The story so far: On December 3, the Group of Seven (G7) nations and Australia said a consensus had been reached on a $60 price cap on Russian seaborne crude oil, a day after the European Union (EU) said member countries had agreed on the price cap. The price cap is likely to come into effect on December 5 or ‘very soon thereafter’, the G7 and Australia said in their statement. Russia could continue to sell at prices higher than the cap but services such as insurance for freighters carrying the oil, or vessel clearances would not be available from Western nations.
The price cap plan is the latest of the sanctions proposed by Western countries against Russia for its invasion of Ukraine. For the past few months, U.S. and EU officials have been trying to convince countries including India, China and Turkey to join the coalition or to at least support the price cap, which they say is in the interests of all oil buyers from Russia as it will give them leverage to lower purchase prices.

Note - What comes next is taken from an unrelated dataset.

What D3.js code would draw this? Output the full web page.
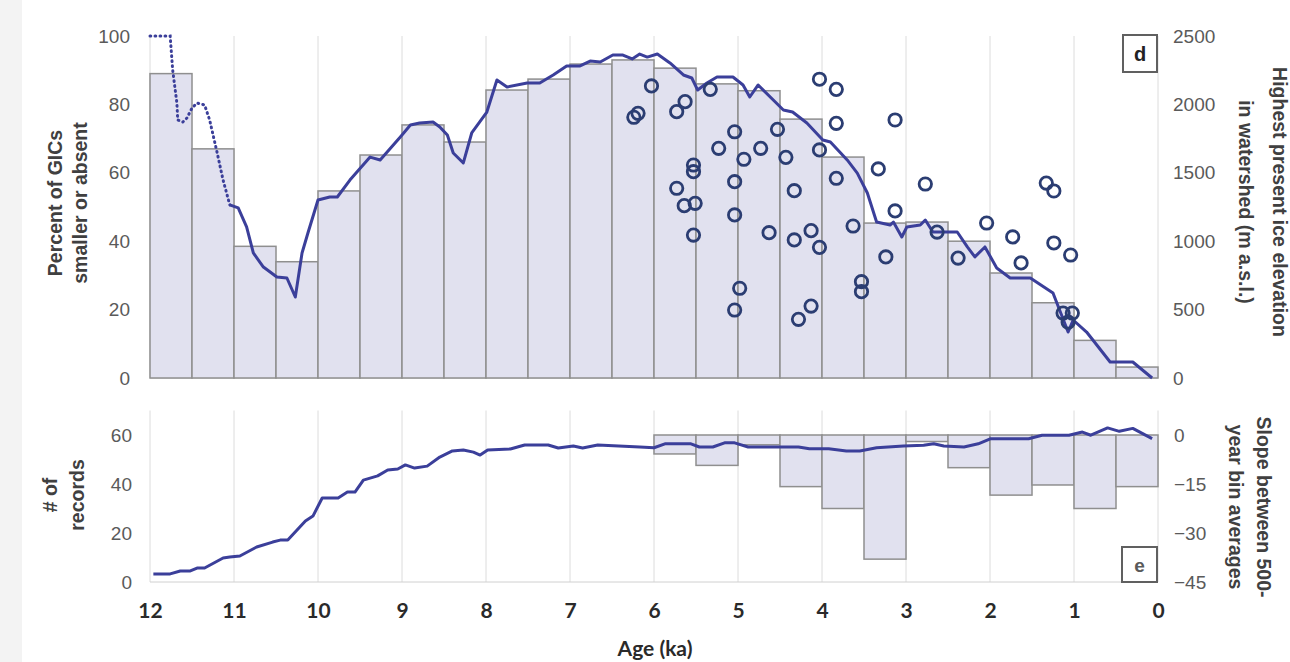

For countries that join the coalition, it would mean simply not buying Russian oil unless the price is reduced to where the cap is determined. For countries that don’t join the coalition, or buy oil higher than the cap price, they would lose access to all services provided by the coalition countries including for example, insurance, currency payment, facilitation and vessel clearances for their shipments. G7 countries had earlier said they were aiming to reduce the price of oil, but not the quantity of oil that Russia sells, so as to control inflation globally while hurting the Russian economy and its ability to fund the war in Ukraine. This could only work, of course, if all countries joined the coalition. However, if Russia is able to sell large enough volumes of its crude at a price higher than the cap, it would mean a huge squeeze on oil availability to the coalition countries, especially the G7 which are major consumers, and could result in global oil prices skyrocketing.
Russia said on Saturday it would continue to find buyers for its oil, despite what it said was a ‘dangerous’ attempt by Western governments to introduce a price cap on its oil exports, Reuters reported.
Russian President Vladimir Putin and high-ranking Kremlin officials have repeatedly said that they will not supply oil to countries that implement the price cap.
In comments published on Telegram, Russia’s embassy in the United States criticised what it said was the “reshaping” of free market principles and reiterated that its oil would continue to be in demand despite the measures.
“Steps like these will inevitably result in increasing uncertainty and imposing higher costs for raw materials’ consumers,” it said.